By Martin H. Bosworth
ConsumerAffairs.com
April 13, 2006
Fewer bank customers are adopting Web for their business and a desire for better security may be one of the reasons, recent surveys find.
The growth of bank customers performing transactions online grew by only 3.1 percent in the fourth quarter of 2005, the lowest sequential growth in three years, according to a study from consumer behavior researcher ComScore Networks.
The year-to-year growth of online banking was 40 million customers in 2005, a 27 percent increase from 2004, according to the study, but the sequential numbers still represented a decrease.
Another study conducted by financial security firm Entrust found that 18 percent of respondents polled had moved away from online banking as a result of fears of fraud and identity theft.
The Entrust poll, conducted in 2005, found that 94 percent of respondents were willing to utilize extra security measures when using their online accounts.
A survey conducted by the RSA Security firm that found 60 percent of respondents wanted their banks to notify them when irregularities popped up on their accounts, and 90 percent wanted their banks to monitor their online banking transactions as closely as they do credit card purchases.
In the ComScore study, 23 percent said that increased security was their prime reason for switching to online banking, but free offers and products were the chief reason for 33 percent of the respondents to do so.
The Entrust study found that 81 percent of consumers polled did not want to pay extra fees for security improvements, feeling that banks have adequate resources to improve their systems without charging their customers more money.
The study found that online bill paying experienced an uptick, with nearly 25 percent of bank customers paying their bills from their bank accounts via the Web.

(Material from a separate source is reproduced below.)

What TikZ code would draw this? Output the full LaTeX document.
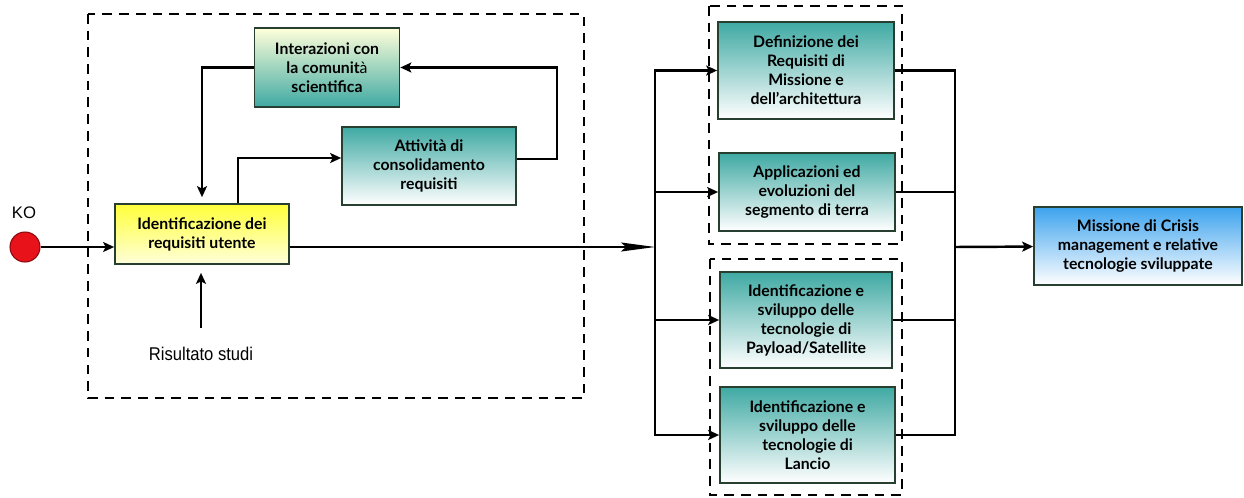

Bank of America topped the list, with 5.1 million customers using its online bill paying system in the fourth quarter of 2005, nearly half of all customers using online payment systems with their banks.
Bank of America also topped the charts for overall online banking growth in 2005, with 15 million subscribers. Cardweb.com reported the Charlotte, NC-based banking behemoth experienced a 69% increase in signups and sales through its Web site, and earned substantial gains from its purchase of MBNA.
But the company also experienced many egregious security breaches and data thefts in 2005, starting with the loss of data tapes containing information on thousands of the bank's federal clients.
Employees at Bank of America and Wachovia participated in a scheme to sell customer data to collection agents, putting as many as 500,000 accounts at risk.
Bank of America is one of the many financial institutions wrestling with implementing new security measures for online transactions in response to a mandate from the Federal Deposit Insurance Corporation.
The FDIC, concerned about the prevalence of bank-based identity theft and fraud cases, gave banks until the end of 2006 to improve their online security.
As the FDIC did not endorse any specific method for improving the safety of online transactions, banks are trying a number of different approaches, including verification "site keys," where the customer types in a series of specific characters to validate their account and prevent automatic logins. Other methods include physical "tokens," biometric readers, and specific authentication questions
Online verification systems, no matter how complex, don't address issues of physical theft or misplacing of unsecured information.
In addition to its loss of data tapes, Bank of America was one of the many companies that recently lost laptops containing data on its customers, in this case users of the discontinued "Visa Buxx" prepaid spending cards.